Requirements
Restate, word for word, the run of lines that starts at the line containing "Write the pgfplots code for this chart." and ends with the final line of the listing. Leave pictures out.

[Source code of charts]
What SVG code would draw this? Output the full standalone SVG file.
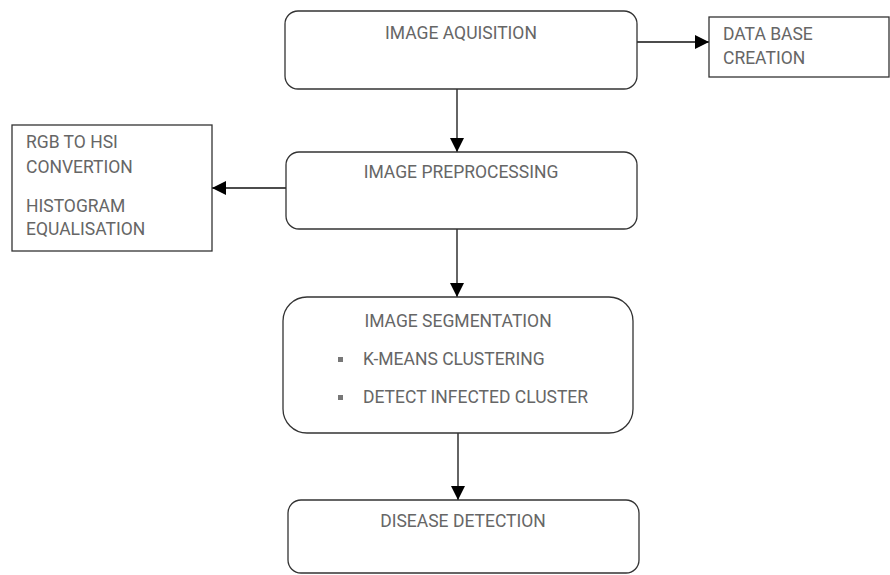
<svg xmlns="http://www.w3.org/2000/svg" width="890" height="575" viewBox="0 0 890 575">
<defs>
<style>
.box{fill:#fff;stroke:#333;stroke-width:1.3}
.t{font-family:Roboto,"Liberation Sans",sans-serif;font-size:17.5px;fill:#666}
.c{text-anchor:middle}
.ln{stroke:#111;stroke-width:1.3;fill:none}
.b{fill:#777}
</style>
<marker id="ah" viewBox="0 0 10 10" refX="10" refY="5" markerWidth="16" markerHeight="14" markerUnits="userSpaceOnUse" orient="auto">
<path d="M0,0 L10,5 L0,10 Z" fill="#000"/>
</marker>
</defs>
<rect width="890" height="575" fill="#fff"/>
<g id="connectors">
<line class="ln" x1="637" y1="42" x2="709" y2="42" marker-end="url(#ah)"/>
<line class="ln" x1="457" y1="89" x2="457" y2="152" marker-end="url(#ah)"/>
<line class="ln" x1="287" y1="188" x2="212" y2="188" marker-end="url(#ah)"/>
<line class="ln" x1="457" y1="229" x2="457" y2="297" marker-end="url(#ah)"/>
<line class="ln" x1="458" y1="433" x2="458" y2="500" marker-end="url(#ah)"/>
</g>
<g id="acquisition">
<rect class="box" x="285" y="11" width="352" height="78" rx="13"/>
<text class="t c" x="461" y="39">IMAGE AQUISITION</text>
</g>
<g id="database">
<rect class="box" x="709" y="17" width="180" height="60"/>
<text class="t" x="723" y="40">DATA BASE</text>
<text class="t" x="723" y="64">CREATION</text>
</g>
<g id="preprocessing">
<rect class="box" x="286" y="152" width="351" height="77" rx="13"/>
<text class="t c" x="461" y="178">IMAGE PREPROCESSING</text>
</g>
<g id="conversion">
<rect class="box" x="12" y="125" width="200" height="126"/>
<text class="t" x="26" y="148">RGB TO HSI</text>
<text class="t" x="26" y="173">CONVERTION</text>
<text class="t" x="26" y="212">HISTOGRAM</text>
<text class="t" x="26" y="235">EQUALISATION</text>
</g>
<g id="segmentation">
<rect class="box" x="283" y="297" width="350" height="136" rx="24"/>
<text class="t c" x="458" y="327">IMAGE SEGMENTATION</text>
<rect class="b" x="338" y="357" width="5" height="5"/>
<text class="t" x="363" y="365">K-MEANS CLUSTERING</text>
<rect class="b" x="338" y="395" width="5" height="5"/>
<text class="t" x="363" y="403">DETECT INFECTED CLUSTER</text>
</g>
<g id="detection">
<rect class="box" x="288" y="500" width="351" height="73" rx="13"/>
<text class="t c" x="463" y="527">DISEASE DETECTION</text>
</g>
</svg>
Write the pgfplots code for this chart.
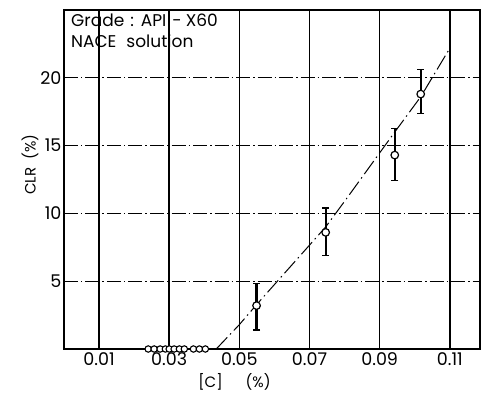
\documentclass[border=0pt]{standalone}
\usepackage{pgfplots}
\pgfplotsset{compat=1.18}
\usepackage{fontspec}
\setmainfont{Poppins}
\begin{document}
\begin{tikzpicture}
\path (-64pt,-45pt) rectangle (418pt,349pt);
\begin{axis}[
  at={(0pt,0pt)}, anchor=south west,
  scale only axis, width=416pt, height=339pt,
  xmin=0, xmax=0.1186, ymin=0, ymax=25,
  xtick={0.01,0.03,0.05,0.07,0.09,0.11},
  xticklabels={0.01,0.03,0.05,0.07,0.09,0.11},
  ytick={5,10,15,20},
  yticklabels={5,10,15,20},
  grid=major,
  major x grid style={black, line width=1.6pt},
  major y grid style={black, line width=0.9pt, dash pattern=on 14pt off 3pt on 1.5pt off 3pt},
  axis line style={line width=1.9pt},
  major tick length=0pt,
  tick label style={font=\fontsize{17.5}{20}\selectfont},
  xticklabel style={yshift=0pt},
  yticklabel style={xshift=1pt},
  /pgf/number format/assume math mode=true,
  clip=false,
]
\addplot[black, line width=1pt, dash pattern=on 16pt off 4pt on 1.5pt off 4pt] coordinates {
 (0.0434,0) (0.05,1.8) (0.055,3.3) (0.0746,9.0) (0.0803,11.0) (0.0943,16.0) (0.1017,18.6) (0.1098,22.1)};
\addplot[black, only marks, mark=*, mark size=3.8pt, mark options={fill=white, draw=black, line width=1.2pt},
  error bars/.cd, y dir=both, y explicit,
  error bar style={line width=2.2pt},
  error mark options={rotate=90, mark size=3.5pt, line width=1.2pt}]
 coordinates {
 (0.0549,3.2) += (0,1.65) -= (0,1.8)
 (0.0746,8.6) += (0,1.8) -= (0,1.7)
 (0.0943,14.3) += (0,1.95) -= (0,1.9)
 (0.1017,18.8) += (0,1.8) -= (0,1.45)
 };
\addplot[black, only marks, mark=*, mark size=3.2pt, mark options={fill=white, draw=black, line width=1.1pt}]
 coordinates {
 (0.0240,0) (0.0257,0) (0.0274,0) (0.0289,0) (0.0300,0) (0.0314,0) (0.0329,0) (0.0343,0)
 (0.0369,0) (0.0386,0) (0.0403,0)
 };
\node[anchor=north west, font=\fontsize{17}{21}\selectfont, align=left, inner sep=0pt] at (axis cs:0.002,24.75) {Grade\hspace{6pt}:\hspace{7pt}API\hspace{6pt}-\hspace{4pt}X60\\NACE\hspace{10pt}solution};
\node[font=\fontsize{15}{18}\selectfont, rotate=90] at (axis cs:-0.0097,13.6) {CLR\ \ (\%)};
\node[font=\fontsize{15}{18}\selectfont] at (axis cs:0.0486,-2.45) {[C]\quad\ \ (\%)};
\end{axis}
\end{tikzpicture}
\end{document}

Complete response
Write the pgfplots code for this chart.
\documentclass[border=0pt]{standalone}
\usepackage{pgfplots}
\pgfplotsset{compat=1.18}
\usepackage{fontspec}
\setmainfont{Poppins}
\begin{document}
\begin{tikzpicture}
\path (-64pt,-45pt) rectangle (418pt,349pt);
\begin{axis}[
  at={(0pt,0pt)}, anchor=south west,
  scale only axis, width=416pt, height=339pt,
  xmin=0, xmax=0.1186, ymin=0, ymax=25,
  xtick={0.01,0.03,0.05,0.07,0.09,0.11},
  xticklabels={0.01,0.03,0.05,0.07,0.09,0.11},
  ytick={5,10,15,20},
  yticklabels={5,10,15,20},
  grid=major,
  major x grid style={black, line width=1.6pt},
  major y grid style={black, line width=0.9pt, dash pattern=on 14pt off 3pt on 1.5pt off 3pt},
  axis line style={line width=1.9pt},
  major tick length=0pt,
  tick label style={font=\fontsize{17.5}{20}\selectfont},
  xticklabel style={yshift=0pt},
  yticklabel style={xshift=1pt},
  /pgf/number format/assume math mode=true,
  clip=false,
]
\addplot[black, line width=1pt, dash pattern=on 16pt off 4pt on 1.5pt off 4pt] coordinates {
 (0.0434,0) (0.05,1.8) (0.055,3.3) (0.0746,9.0) (0.0803,11.0) (0.0943,16.0) (0.1017,18.6) (0.1098,22.1)};
\addplot[black, only marks, mark=*, mark size=3.8pt, mark options={fill=white, draw=black, line width=1.2pt},
  error bars/.cd, y dir=both, y explicit,
  error bar style={line width=2.2pt},
  error mark options={rotate=90, mark size=3.5pt, line width=1.2pt}]
 coordinates {
 (0.0549,3.2) += (0,1.65) -= (0,1.8)
 (0.0746,8.6) += (0,1.8) -= (0,1.7)
 (0.0943,14.3) += (0,1.95) -= (0,1.9)
 (0.1017,18.8) += (0,1.8) -= (0,1.45)
 };
\addplot[black, only marks, mark=*, mark size=3.2pt, mark options={fill=white, draw=black, line width=1.1pt}]
 coordinates {
 (0.0240,0) (0.0257,0) (0.0274,0) (0.0289,0) (0.0300,0) (0.0314,0) (0.0329,0) (0.0343,0)
 (0.0369,0) (0.0386,0) (0.0403,0)
 };
\node[anchor=north west, font=\fontsize{17}{21}\selectfont, align=left, inner sep=0pt] at (axis cs:0.002,24.75) {Grade\hspace{6pt}:\hspace{7pt}API\hspace{6pt}-\hspace{4pt}X60\\NACE\hspace{10pt}solution};
\node[font=\fontsize{15}{18}\selectfont, rotate=90] at (axis cs:-0.0097,13.6) {CLR\ \ (\%)};
\node[font=\fontsize{15}{18}\selectfont] at (axis cs:0.0486,-2.45) {[C]\quad\ \ (\%)};
\end{axis}
\end{tikzpicture}
\end{document}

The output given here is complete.